» **SOURCE MATERIAL**
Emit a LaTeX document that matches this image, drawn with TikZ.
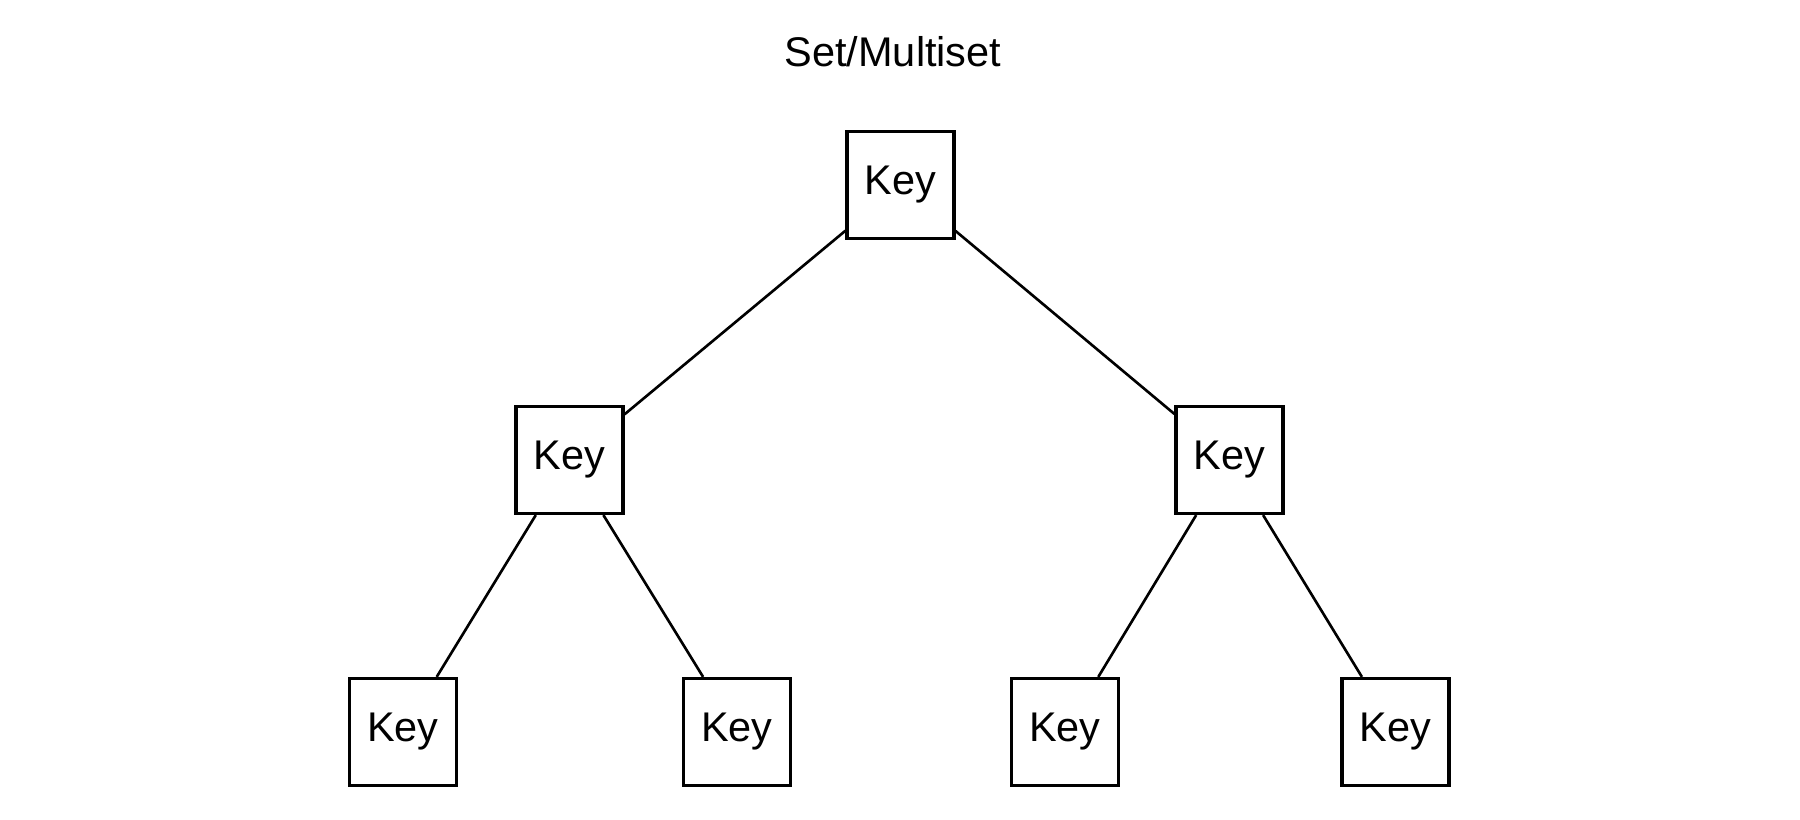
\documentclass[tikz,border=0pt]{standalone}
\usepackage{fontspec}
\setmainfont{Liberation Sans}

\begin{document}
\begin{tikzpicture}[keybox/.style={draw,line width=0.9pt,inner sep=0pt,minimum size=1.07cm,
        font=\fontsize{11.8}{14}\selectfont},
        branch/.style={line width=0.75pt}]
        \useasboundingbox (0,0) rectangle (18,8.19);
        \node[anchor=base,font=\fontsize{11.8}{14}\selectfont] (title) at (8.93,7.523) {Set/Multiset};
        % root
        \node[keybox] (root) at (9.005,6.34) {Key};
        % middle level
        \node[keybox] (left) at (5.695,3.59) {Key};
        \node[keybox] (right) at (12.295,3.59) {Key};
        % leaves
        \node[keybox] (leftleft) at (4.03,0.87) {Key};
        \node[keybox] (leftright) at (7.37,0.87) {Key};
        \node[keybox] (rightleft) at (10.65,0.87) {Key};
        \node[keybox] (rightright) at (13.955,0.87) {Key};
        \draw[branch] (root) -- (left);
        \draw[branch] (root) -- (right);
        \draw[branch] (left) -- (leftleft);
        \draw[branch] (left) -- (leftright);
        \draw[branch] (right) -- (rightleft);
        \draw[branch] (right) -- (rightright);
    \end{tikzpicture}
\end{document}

» **WRITTEN INSTRUCTION**
Quote the material exactly. Pictures stay out.

» **RESPONSE TO THIS TASK**
Emit a LaTeX document that matches this image, drawn with TikZ.
\documentclass[tikz,border=0pt]{standalone}
\usepackage{fontspec}
\setmainfont{Liberation Sans}

\begin{document}
\begin{tikzpicture}[keybox/.style={draw,line width=0.9pt,inner sep=0pt,minimum size=1.07cm,
        font=\fontsize{11.8}{14}\selectfont},
        branch/.style={line width=0.75pt}]
        \useasboundingbox (0,0) rectangle (18,8.19);
        \node[anchor=base,font=\fontsize{11.8}{14}\selectfont] (title) at (8.93,7.523) {Set/Multiset};
        % root
        \node[keybox] (root) at (9.005,6.34) {Key};
        % middle level
        \node[keybox] (left) at (5.695,3.59) {Key};
        \node[keybox] (right) at (12.295,3.59) {Key};
        % leaves
        \node[keybox] (leftleft) at (4.03,0.87) {Key};
        \node[keybox] (leftright) at (7.37,0.87) {Key};
        \node[keybox] (rightleft) at (10.65,0.87) {Key};
        \node[keybox] (rightright) at (13.955,0.87) {Key};
        \draw[branch] (root) -- (left);
        \draw[branch] (root) -- (right);
        \draw[branch] (left) -- (leftleft);
        \draw[branch] (left) -- (leftright);
        \draw[branch] (right) -- (rightleft);
        \draw[branch] (right) -- (rightright);
    \end{tikzpicture}
\end{document}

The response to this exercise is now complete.